Philip Weiss on Samantha Power
Samantha Power’s nomination as UN Ambassador is not going over well with some in the Israel Lobby. The JTA reports that the hardline Zionist Organization of America is opposed to her. As a neophyte in championing human rights, Power made the mistake of applying the logic of intervention on behalf of human rights to Israel. In response to a question of “what she would do if ‘one party or another” seemed ready to commit genocide. At the time [2002], Israelis and Palestinians were mired in the second intifada.”
“It seems to me at this stage, and this is true of actual genocides as well and not just major human rights abuses which we’re seeing there, you have to go in as if you’re serious, you have to put something on the line,” she said. That meant taking the billions of dollars “serving Israel’s military” and investing it instead in the state of Palestine and a “mammoth protection force.” Power also noted that taking such a step “might mean alienating a domestic constituency of tremendous political and financial import.”
What?? Jews have power? And they use it to compromise the rights of the Palestinians? And you’re suggesting funding a military force to protect the Palestinians from the Israelis? Perish the thought.

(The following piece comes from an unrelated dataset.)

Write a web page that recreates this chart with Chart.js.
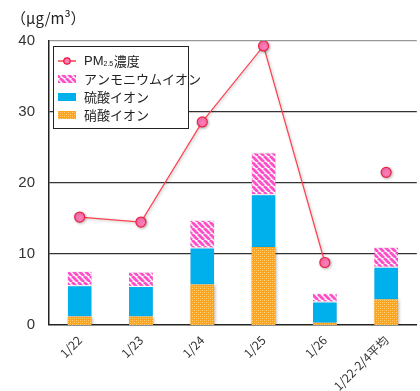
<!DOCTYPE html>
<html lang="ja">
<head>
<meta charset="utf-8">
<script src="https://cdn.jsdelivr.net/npm/chart.js@4/dist/chart.umd.min.js"></script>
<style>
  html, body { margin: 0; padding: 0; background: #fff; overflow: hidden; }
  #wrap { position: relative; width: 423px; height: 391px; }
</style>
</head>
<body>
<div id="wrap"><canvas id="c"></canvas></div>
<script>
// 日別の成分濃度 (μg/m³)
const categories = ['1/22', '1/23', '1/24', '1/25', '1/26', '1/22-2/4平均'];
const pm25 = [15.2, 14.5, 28.6, 39.3, 8.8, 21.5];
const ammonium = [2.0, 2.0, 3.9, 5.9, 1.2, 2.8];
const sulfate = [4.4, 4.3, 5.2, 7.4, 3.0, 4.6];
const nitrate = [1.2, 1.2, 5.7, 11.0, 0.3, 3.6];
const yTicks = [0, 10, 20, 30, 40];
const unitLabel = '（μg/m³）';

const NUM_FONT = '"Liberation Sans", "Noto Sans CJK JP", sans-serif';
const JP_FONT = '"Noto Sans CJK JP", "Liberation Sans", sans-serif';

// 斜線ハッチ (アンモニウムイオン)
function stripePattern() {
  const s = 6, cv = document.createElement('canvas');
  cv.width = s; cv.height = s;
  const g = cv.getContext('2d');
  g.fillStyle = '#ffffff';
  g.fillRect(0, 0, s, s);
  g.strokeStyle = '#ff4fc8';
  g.lineWidth = 2.9;
  g.beginPath();
  for (let k = -s; k <= 2 * s; k += s) {
    g.moveTo(k, 0);
    g.lineTo(k + s, s);
  }
  g.stroke();
  return g.createPattern(cv, 'repeat');
}

// 点描 (硝酸イオン)
function dotPattern() {
  const s = 4, cv = document.createElement('canvas');
  cv.width = s; cv.height = s;
  const g = cv.getContext('2d');
  g.fillStyle = '#ffa31a';
  g.fillRect(0, 0, s, s);
  g.fillStyle = '#ffd27a';
  g.fillRect(0, 0, 1, 1);
  g.fillRect(2, 2, 1, 1);
  g.fillStyle = '#ffbb4a';
  g.fillRect(2, 0, 1, 1);
  g.fillRect(0, 2, 1, 1);
  return g.createPattern(cv, 'repeat');
}

const stripe = stripePattern();
const dots = dotPattern();
const BLUE = '#00b0ec';

// 影付きの描画
const shadowPlugin = {
  id: 'softShadow',
  beforeDatasetDraw(chart) {
    const ctx = chart.ctx;
    ctx.save();
    ctx.shadowColor = 'rgba(0,0,0,0.28)';
    ctx.shadowBlur = 3;
    ctx.shadowOffsetX = 1;
    ctx.shadowOffsetY = 1;
  },
  afterDatasetDraw(chart) {
    chart.ctx.restore();
  }
};

// 凡例枠と単位表示
const boxLegend = {
  id: 'boxLegend',
  afterDraw(chart) {
    const ctx = chart.ctx;
    const a = chart.chartArea;
    ctx.save();
    // 単位
    ctx.fillStyle = '#222';
    ctx.font = '15px ' + JP_FONT;
    ctx.textAlign = 'left';
    ctx.textBaseline = 'middle';
    ctx.fillText(unitLabel, a.left - 38, a.top - 23);

    // 凡例 (折れ線、アンモニウム、硫酸、硝酸の順)
    const x0 = a.left + 4, y0 = a.top + 5, w = 135, h = 82;
    ctx.fillStyle = '#fff';
    ctx.fillRect(x0, y0, w, h);
    ctx.strokeStyle = '#222';
    ctx.lineWidth = 1;
    ctx.strokeRect(x0 + 0.5, y0 + 0.5, w, h);

    const ds = chart.data.datasets;
    const rows = [ds[0], ds[3], ds[2], ds[1]];
    rows.forEach((d, i) => {
      const cy = y0 + 15 + i * 18;
      const sx = x0 + 5;
      if (d.type === 'line') {
        ctx.strokeStyle = d.borderColor;
        ctx.lineWidth = 1.5;
        ctx.beginPath();
        ctx.moveTo(sx, cy);
        ctx.lineTo(sx + 18, cy);
        ctx.stroke();
        ctx.beginPath();
        ctx.arc(sx + 9, cy, 3.2, 0, Math.PI * 2);
        ctx.fillStyle = '#ff7ab8';
        ctx.fill();
        ctx.strokeStyle = '#ee1133';
        ctx.lineWidth = 1.2;
        ctx.stroke();
      } else {
        ctx.fillStyle = d.backgroundColor;
        ctx.fillRect(sx, cy - 4, 18, 8);
      }
      ctx.fillStyle = '#222';
      ctx.textBaseline = 'middle';
      const tx = x0 + 31;
      if (d.type === 'line') {
        // PM2.5 の「2.5」は下付き
        ctx.font = '13px ' + NUM_FONT;
        ctx.fillText('PM', tx, cy);
        let wx = tx + ctx.measureText('PM').width;
        ctx.font = '7px ' + NUM_FONT;
        ctx.fillText('2.5', wx, cy + 3);
        wx += ctx.measureText('2.5').width + 0.5;
        ctx.font = '13px ' + JP_FONT;
        ctx.fillText('濃度', wx, cy);
      } else {
        ctx.font = '13px ' + JP_FONT;
        ctx.fillText(d.label, tx, cy);
      }
    });
    ctx.restore();
  }
};

const segBorder = { top: 1, bottom: 0, left: 0, right: 0 };

new Chart(document.getElementById('c'), {
  data: {
    labels: categories,
    datasets: [
      {
        type: 'line',
        label: 'PM2.5濃度',
        data: pm25,
        order: 0,
        borderColor: '#ff4050',
        borderWidth: 1.2,
        pointRadius: 5,
        pointBackgroundColor: '#ff7ab8',
        pointBorderColor: '#ee2244',
        pointBorderWidth: 1.2,
        tension: 0,
        segment: {
          // 期間平均の点は日別の折れ線とつながない
          borderColor: c => c.p1DataIndex === categories.length - 1 ? 'rgba(0,0,0,0)' : '#ff4050'
        }
      },
      // 積み上げは下から 硝酸 → 硫酸 → アンモニウム
      {
        type: 'bar',
        label: '硝酸イオン',
        data: nitrate,
        order: 1,
        stack: 's',
        backgroundColor: dots,
        borderWidth: 0
      },
      {
        type: 'bar',
        label: '硫酸イオン',
        data: sulfate,
        order: 1,
        stack: 's',
        backgroundColor: BLUE,
        borderColor: '#ffffff',
        borderWidth: segBorder,
        borderSkipped: false
      },
      {
        type: 'bar',
        label: 'アンモニウムイオン',
        data: ammonium,
        order: 1,
        stack: 's',
        backgroundColor: stripe,
        borderColor: '#ffffff',
        borderWidth: segBorder,
        borderSkipped: false
      }
    ]
  },
  plugins: [shadowPlugin, boxLegend],
  options: {
    responsive: true,
    maintainAspectRatio: false,
    animation: false,
    layout: { padding: { top: 41, left: 0, right: 0, bottom: 0 } },
    plugins: {
      legend: { display: false },
      title: { display: false },
      tooltip: { enabled: false }
    },
    datasets: {
      bar: { barPercentage: 0.78, categoryPercentage: 0.5 }
    },
    scales: {
      x: {
        stacked: true,
        grid: { display: false, drawTicks: false },
        border: { display: true, color: '#222', width: 1.5 },
        ticks: {
          autoSkip: false,
          minRotation: 45,
          maxRotation: 45,
          padding: 8,
          color: '#333',
          font: { family: JP_FONT, size: 12 }
        },
        afterFit(s) { s.height = 66; }
      },
      y: {
        stacked: true,
        min: 0,
        max: 40,
        afterBuildTicks(s) { s.ticks = yTicks.map(v => ({ value: v })); },
        grid: {
          drawTicks: false,
          color: c => c.tick && c.tick.value === 40 ? '#999' : '#333',
          lineWidth: c => c.tick && c.tick.value === 0 ? 0 : 1.2
        },
        border: { display: true, color: '#222', width: 1.5 },
        ticks: {
          padding: 14,
          color: '#333',
          font: { family: NUM_FONT, size: 15 }
        },
        afterFit(s) { s.width = 49; }
      }
    }
  }
});
</script>
</body>
</html>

But not to worry. Philip Weiss’s summary of Power’s relationship with the Israel Lobby shows that there the Lobby need not be concerned. Most tellingly, he quotes pro-Israel fanatic Rabbi Shmuley Boteach on Power:
Typical of her erudition and brilliance, Samantha presented a sweeping view of American policy in the world’s most dangerous region. Then, she directly addressed the accusations that she harbored animus toward Israel. And in the presence of the leaders of our community, she suddenly became deeply emotional and struggled to complete her presentation as she expressed how deeply such accusations had affected her. Tears streamed down her cheeks and I think it fair to say that there was noone in the room who wasn’t deeply moved by this incredible display of pain and emotion. More than a few of the leaders of the room came over to me afterward and said that, based on her comments and her unabashed display of emotional attachment to the security of the Jewish people (it bears mentioning that Samantha’s husband is also Jewish), they would never again question her commitment to Israel’s security.
Power strikes me as a typical careerist who, despite her earlier spasm of moral consistency, realized that the way to fame and fortune was to make Jewish connections and completely ignore what in 2002 she labeled Israel’s “major human rights abuses.” As Weiss notes, all of the people who promoted the publication of her book on American responses to genocide, A Problem from Hell, are Jews (including Israeli patriots Leon Wieseltier and Martin Peretz). This fact, plus the fact that it didn’t mention Israel, doubtless aided the reviews and greased the path to the Pulitzer and a Harvard professorship.
Power eventually went all in and married a Jew, Harvard professor Cass Sunstein. She is living in a Jewish world. Even Alan Dershowitz endorses her for UN Amabassador, so we have to assume that she definitely won’t do anything to offend the lobby.
People like Samantha Power are very valuable for the Jewish networks that groomed her for this position. Because they are a small, often mistrusted minority, they cannot expect to always be the public face of particular policy positions. Its well known that Jewish radicals actively recruited non-Jews to be the public face of leftist movements in mid-century America and elsewhere (see link below). A talented non-Jew like Power who is nevertheless intimately enmeshed in Jewish networks is a great asset, especially in an area such as human rights which is a touchstone of Jewish public posturing. Power will ensure that the rhetoric of human rights and anti-genocide will have one important exception so obvious that it need not be named.
Marriage to a Jew has always been regarded as a sure sign that a non-Jew can be trusted. For example, in the USSR in the 1920s:
In addition to the very large overrepresentation of Jews at these levels, there were “a plethora of Jewish wives” among the non-Jewish leaders (p. 49), which must have heightened the Jewish atmosphere of the top levels of the government, given that everyone, especially Stalin, appears to have been quite conscious of ethnicity. … For their part, anti-Semites accused Jews of having “implanted those of their own category as wives and husbands for influential figures and officials” (in Kostyrchenko 1995, 272; italics in text). This point fits well with [Albert] Lindemann’s description [in Esau’s Tears] of gentile Bolsheviks as “jewified non-Jews.” (From Chapter 3 of The Culture of Critique, “Jews and the Left,” p. 95)
Samantha Power has excellent career prospects indeed.